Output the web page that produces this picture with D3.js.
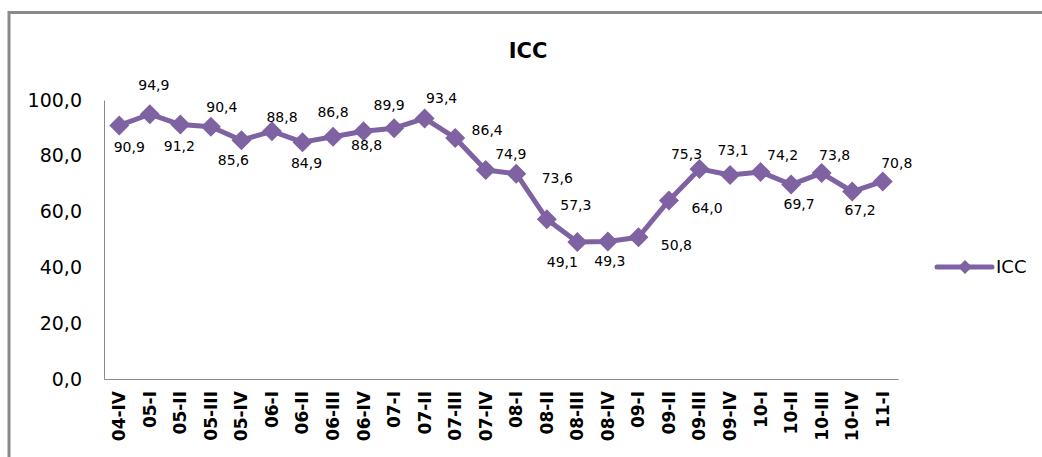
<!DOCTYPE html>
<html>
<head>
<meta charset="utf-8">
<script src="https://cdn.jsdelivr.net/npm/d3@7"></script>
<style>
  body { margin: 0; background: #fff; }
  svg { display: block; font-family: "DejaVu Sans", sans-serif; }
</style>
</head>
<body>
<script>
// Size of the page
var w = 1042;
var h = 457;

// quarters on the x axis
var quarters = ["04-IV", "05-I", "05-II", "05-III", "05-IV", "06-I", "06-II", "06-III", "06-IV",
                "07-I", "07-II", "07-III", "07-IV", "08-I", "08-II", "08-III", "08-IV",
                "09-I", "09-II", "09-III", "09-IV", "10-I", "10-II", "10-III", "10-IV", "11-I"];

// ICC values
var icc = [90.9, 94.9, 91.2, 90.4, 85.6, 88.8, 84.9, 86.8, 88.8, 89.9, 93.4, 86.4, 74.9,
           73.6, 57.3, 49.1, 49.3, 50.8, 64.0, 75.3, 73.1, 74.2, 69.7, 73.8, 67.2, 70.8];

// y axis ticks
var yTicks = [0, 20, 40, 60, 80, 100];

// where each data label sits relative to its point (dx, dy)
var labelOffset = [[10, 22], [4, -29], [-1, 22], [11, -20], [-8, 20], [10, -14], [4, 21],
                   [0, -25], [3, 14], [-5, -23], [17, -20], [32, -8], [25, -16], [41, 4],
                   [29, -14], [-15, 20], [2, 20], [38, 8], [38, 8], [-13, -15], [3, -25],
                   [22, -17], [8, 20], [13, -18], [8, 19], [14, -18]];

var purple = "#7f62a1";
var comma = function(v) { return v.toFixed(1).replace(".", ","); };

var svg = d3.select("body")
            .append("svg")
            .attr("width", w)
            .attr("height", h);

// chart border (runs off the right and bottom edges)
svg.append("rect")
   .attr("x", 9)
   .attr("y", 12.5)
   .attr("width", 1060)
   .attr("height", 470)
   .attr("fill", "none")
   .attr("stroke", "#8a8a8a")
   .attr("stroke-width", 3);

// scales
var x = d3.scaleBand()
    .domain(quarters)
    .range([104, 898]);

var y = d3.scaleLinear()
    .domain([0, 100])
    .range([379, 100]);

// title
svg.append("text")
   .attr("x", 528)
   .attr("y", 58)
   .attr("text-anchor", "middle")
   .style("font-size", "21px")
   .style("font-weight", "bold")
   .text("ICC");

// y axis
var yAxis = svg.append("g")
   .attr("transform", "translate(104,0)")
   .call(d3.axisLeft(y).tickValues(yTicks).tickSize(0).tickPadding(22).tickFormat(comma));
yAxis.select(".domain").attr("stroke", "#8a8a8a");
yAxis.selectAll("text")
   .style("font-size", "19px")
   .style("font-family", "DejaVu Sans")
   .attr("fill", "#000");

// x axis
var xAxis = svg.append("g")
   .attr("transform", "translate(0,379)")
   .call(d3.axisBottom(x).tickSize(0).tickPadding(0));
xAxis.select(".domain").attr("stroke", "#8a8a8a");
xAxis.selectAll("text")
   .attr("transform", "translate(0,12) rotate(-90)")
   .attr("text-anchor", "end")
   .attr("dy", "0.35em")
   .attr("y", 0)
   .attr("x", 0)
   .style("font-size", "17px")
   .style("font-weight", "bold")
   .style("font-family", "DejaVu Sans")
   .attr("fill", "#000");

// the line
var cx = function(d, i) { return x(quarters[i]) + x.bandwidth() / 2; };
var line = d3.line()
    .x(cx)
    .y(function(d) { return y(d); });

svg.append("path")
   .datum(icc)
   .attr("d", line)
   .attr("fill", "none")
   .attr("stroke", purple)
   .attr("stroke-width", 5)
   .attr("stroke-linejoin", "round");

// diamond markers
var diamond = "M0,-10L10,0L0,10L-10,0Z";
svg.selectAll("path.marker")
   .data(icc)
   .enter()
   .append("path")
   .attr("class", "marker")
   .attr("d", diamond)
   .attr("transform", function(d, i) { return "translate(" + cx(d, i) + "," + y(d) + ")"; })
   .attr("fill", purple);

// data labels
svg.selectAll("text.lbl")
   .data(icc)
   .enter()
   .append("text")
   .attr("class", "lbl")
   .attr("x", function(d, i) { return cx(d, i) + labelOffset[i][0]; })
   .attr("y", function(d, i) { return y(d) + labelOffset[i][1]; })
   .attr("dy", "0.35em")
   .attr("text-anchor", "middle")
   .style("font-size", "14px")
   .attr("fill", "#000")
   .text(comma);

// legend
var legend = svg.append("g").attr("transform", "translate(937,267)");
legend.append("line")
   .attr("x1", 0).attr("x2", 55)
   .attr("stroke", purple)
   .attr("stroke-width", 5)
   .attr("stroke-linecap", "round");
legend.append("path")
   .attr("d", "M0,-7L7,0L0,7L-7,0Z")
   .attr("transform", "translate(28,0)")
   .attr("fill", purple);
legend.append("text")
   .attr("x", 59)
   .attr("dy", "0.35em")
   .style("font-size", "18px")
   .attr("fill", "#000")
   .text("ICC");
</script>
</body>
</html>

☆ ☆ ☆ ☆ ☆

Task >> Copy exactly the lines running from the beginning of the listing through the line that has "var yTicks = [0, 20, 40, 60, 80, 100];". Drop the pictures.

Exercise output >>
Output the web page that produces this picture with D3.js.
<!DOCTYPE html>
<html>
<head>
<meta charset="utf-8">
<script src="https://cdn.jsdelivr.net/npm/d3@7"></script>
<style>
  body { margin: 0; background: #fff; }
  svg { display: block; font-family: "DejaVu Sans", sans-serif; }
</style>
</head>
<body>
<script>
// Size of the page
var w = 1042;
var h = 457;

// quarters on the x axis
var quarters = ["04-IV", "05-I", "05-II", "05-III", "05-IV", "06-I", "06-II", "06-III", "06-IV",
                "07-I", "07-II", "07-III", "07-IV", "08-I", "08-II", "08-III", "08-IV",
                "09-I", "09-II", "09-III", "09-IV", "10-I", "10-II", "10-III", "10-IV", "11-I"];

// ICC values
var icc = [90.9, 94.9, 91.2, 90.4, 85.6, 88.8, 84.9, 86.8, 88.8, 89.9, 93.4, 86.4, 74.9,
           73.6, 57.3, 49.1, 49.3, 50.8, 64.0, 75.3, 73.1, 74.2, 69.7, 73.8, 67.2, 70.8];

// y axis ticks
var yTicks = [0, 20, 40, 60, 80, 100];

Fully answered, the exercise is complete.